First, the glass lens as the target 10 is placed on the rotation stage 28 (S1021) . The rotation stage 28 in this case may be identical to or different from the rotation stage 28 in a case where the registration images 16 are acquired. Since the collation image 23 is captured from only one place, the rotation stage is not needed, and a non-rotation fixed stage may be used. In this case, a distance between the collation image capturing machine 22 and the rotation stage (or the fixed stage) is adjusted, and a focal position of the collation image capturing machine 22 is focused on the side surface of the glass lens conforming to the side surface of the glass lens. In more detail, the focal position of the collation image capturing machine 22 is focused on a cross point of a line segment that connects the collation image capturing machine 22 and the center of curvature of the glass lens having the columnar shape, and the side surface of the glass lens, that is, at a nearest position of the collation image capturing machine 22 and the glass lens.
Then, one place of the side surface of the glass lens as the target 10 is imaged with the collation image capturing machine 22, and one collation image 23 is cut (S1022) . The length of the collation image 23 is a length defined by the angle of view of the collation image capturing machine 22 and is greater than the length of the registration image 16. The width of the collation image 23 is also greater than the width of the registration image 16 (see
Since the interval of a plurality of registration images 16 is defined by (length of collation image−length of registration image), at least one registration image among a plurality of registration images 16a to 16h is included in one collation image 23 obtained through imaging at one place. For example, only the registration image 16e among a plurality of registration images 16a to 16h is included in one collation image 23. Alternatively, the registration images 16e and 16f among a plurality of registration images 16a to 16h are included in one collation image 23.
Similarly to the registration image capturing machine 20, the collation image capturing machine 22 appropriately satisfies, for example, a condition that stable close-up imaging can be performed with high resolution and irradiation of the glass lens with light for objecting microscopic irregularity on the side surface of the glass lens can be stably performed. Although the collation image capturing machine 22 is appropriately, for example, an identical model to the registration image capturing machine 20, the invention is not limited thereto as long as a substantially identical imaging condition to an imaging condition at the time of capturing the registration images is obtained.

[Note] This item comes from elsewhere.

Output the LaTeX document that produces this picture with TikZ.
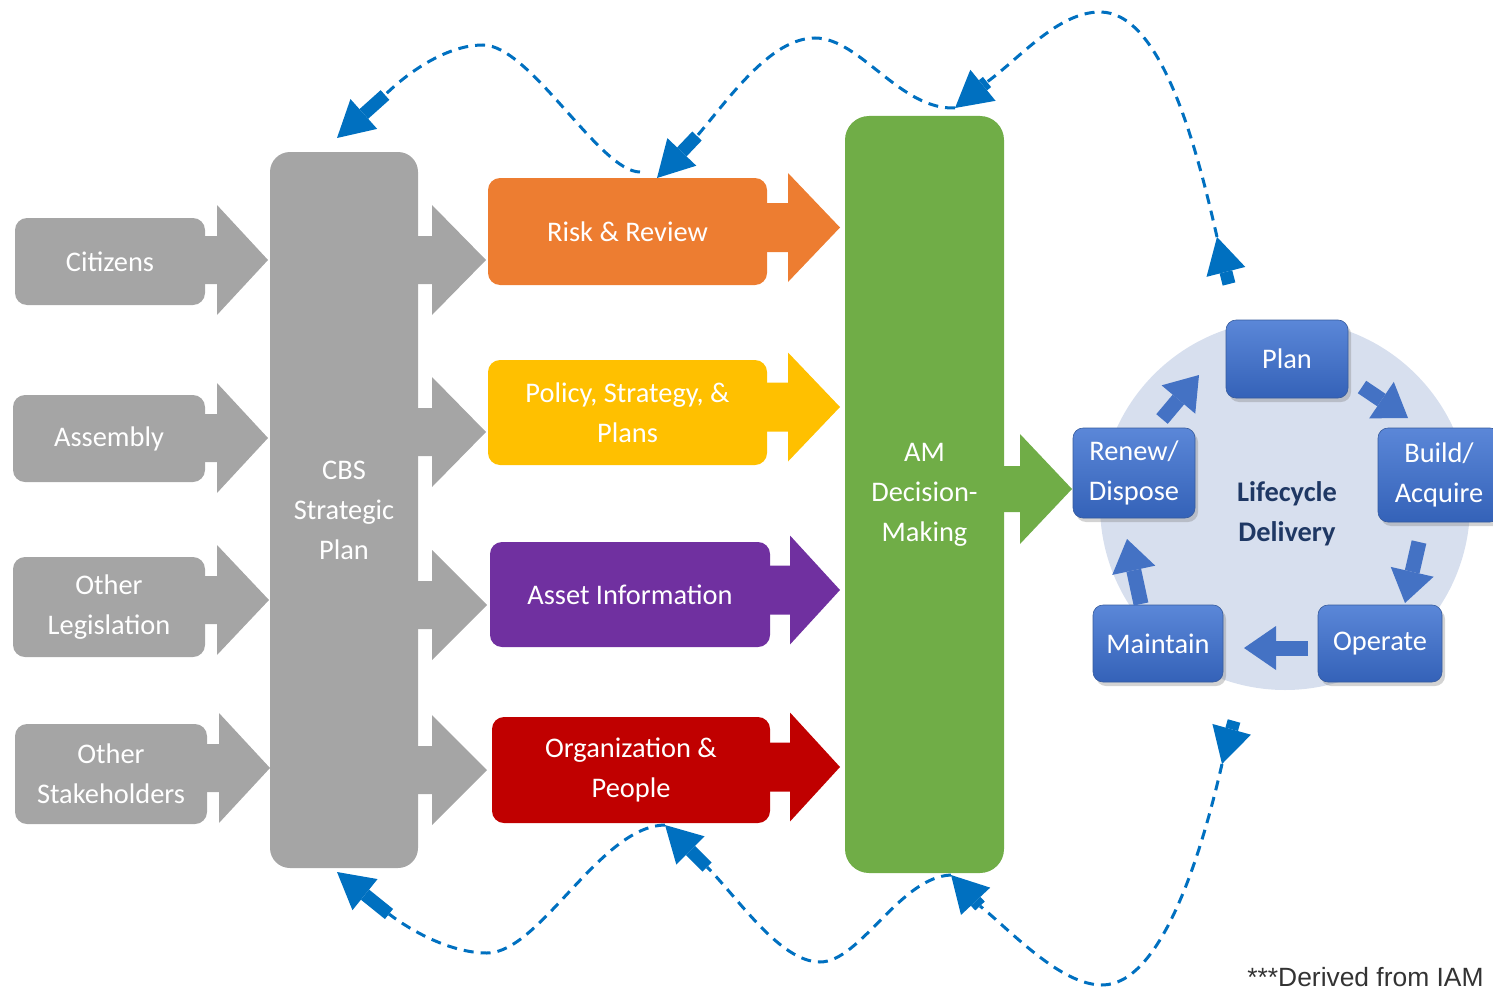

First, a counter j for counting the glass lens group is initialized to j=1 (S201), and a registration image group of a j-th glass lens is referred to from the registration image DB 24f (S202). Next, a counter i for counting the registration images is initialized to i=1 (S203), and collation calculation of an i-th registration image and the collation image is performed and the degree of similarity is calculated (S204). That is, the registration images 16a to 16h are set as follows.
registration image 16a: first
registration image 16b: second
registration image 16c: third
registration image 16d: fourth
registration image 16e: fifth
registration image 16f: sixth
registration image 16g: seventh
registration image 16h: eighth
Then, the first registration image 16a is read from the registration image DB 24f to perform collation calculation with the collation image 23, and the degree of similarity of both images is calculated. In regard to the degree of similarity, a known algorithm can be used as described above.
In a case where the degree of similarity of the first registration image 16a and the collation image 23 is calculated, the calculated degree of similarity is compared with the threshold value, and determination is made whether or not the degree of similarity exceeds the threshold value (S205).
The image collation has an error rate due to fluctuation in an input of an image sensor of the registration image capturing machine 20 or the collation image capturing machine 22, a quantization error, or the like. The error rate is composed of two rates of an erroneous rejection rate that is a probability of determining as false despite true and an erroneous acceptance rate that is a probability of determining as true despite false. Both rates are in a relationship of trade-off, and in a case where one rate decreases, the other rate increases. Accordingly, the threshold value is set such that loss is minimized in an application target of collation determination.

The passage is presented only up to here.